You do not need to be a qualified first aider to help and support someone during and after a seizure. Most seizures will stop on their own, and will not require any intervention.  

Family, friends or work colleagues may appreciate knowing basic seizure first aid so they can help and support you or someone they care for during and after a seizure and keep them safe. 

Have a look at the following simple step by step guide to help someone who has a tonic-clonic seizure.  For more information on how to help someone with a different type of seizure, check out our First aid for seizures factsheet.

How to help someone having a tonic-clonic seizure

A tonic-clonic seizure is the type of seizure where someone suddenly loses consciousness, falls over, and starts convulsing (jerking). It used to be known as a ‘grand mal’ seizure.

  • time the (convulsive part of the) seizure
  • wipe away any vomit or saliva to keep their airway clear
  • move any objects that could cause injury
  • put something soft like a jacket or flat cushion under the person’s head
  • loosen tight clothing around the neck
  • remove any glasses
  • if possible, turn the person into the recovery position during convulsions but do not restrain or hold down the person.
  • reassure others and stop other people from crowding around


Once the convulsive (jerking) phase has stopped:

  • maintain their airway by tilting their head slightly backwards, if possible
  • check if they have injured themselves
  • turn the person onto their side (recovery position) if you haven’t managed to do this during convulsions
  • check nothing has blocked their airway, such as dislodged dentures or inhaled food
  • stay with the person until their breathing and colour has returned to normal
  • Explain what happened and talk gently to help re-orientate the person and stay with them until fully recovered.

Some people carry medical identification such as a bracelet or necklace, or a small card.  Check for this as it can give more information on the person’s epilepsy.
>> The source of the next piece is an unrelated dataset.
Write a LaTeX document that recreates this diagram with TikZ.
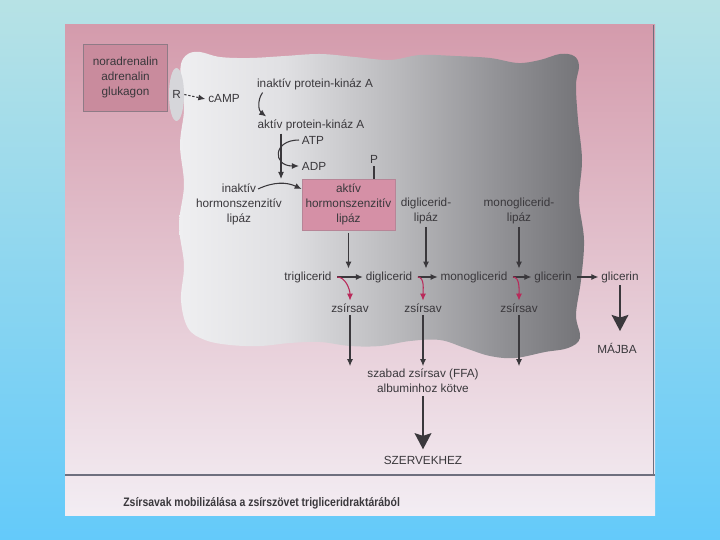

If you want to carry a card with details about your epilepsy, request a free ‘I have epilepsy’ card from us by phoning our helpline.

If you know the person has a care plan, this will give you more information about their seizures and if/when to give emergency medication.

Emergency medication is usually prescribed by the person’s doctor to help with prolonged seizures. The care plan will also specify what to look out for, who can give emergency medication and when to call an ambulance.


What not to do:

  • DO NOT move the person unless they are in danger, ie on a busy road or at the top of stairs
  • DO NOT try to stop the convulsing or restrain the person
  • DO NOT put anything in the person’s mouth or between their teeth
  • DO NOT offer the person anything to eat or drink until they are fully conscious and their breathing has returned to normal


Do not call an ambulance, unless:

  • this is the person’s first seizure as far as you are aware
  • the person is badly injured beyond first aid
  • the person may have inhaled food, drink or vomit
  • the convulsions last for five minutes, or longer than is normal for that person
  • one seizure follows another with no full recovery in between
  • the person is having problems breathing after the seizure has stopped
  • do not hesitate to call an ambulance if you have any concerns.

Emergency Medication

Most seizures are short, will stop on their own and do not require any medical intervention.  Seizures can become a medical emergency if the seizure lasts two minutes longer than usual, or five minutes in total as a general guidance.

A medical emergency can also arise if a person has one seizure after another without full recovery in between.  Full recovery means return to full consciousness and normal breathing.

A prolonged seizure can lead to status epilepticus.  This is defined as a seizure which does not stop on its own.  Status epilepticus is always a medical emergency and requires medical intervention.  It is more likely to happen with uncontrolled seizures.

Emergency medication is usually prescribed after a person has had their first prolonged seizure.  It can stop a prolonged seizure or serial seizures, and should be administered long before a medical emergency arises to prevent the person going into status epilepticus.

Any person who has been prescribed emergency medication will have a detailed care plan which will specify for carers what to look out for, when to give emergency medication and when to call an ambulance.

You can find out more about this in our Emergency medication publication.

For more detailed information about first aid read our publications below. Our training courses also cover first aid for seizures.


With all other types of seizure, simply stay with the person, talk gently and reassure, and keep them safe until they have fully recovered.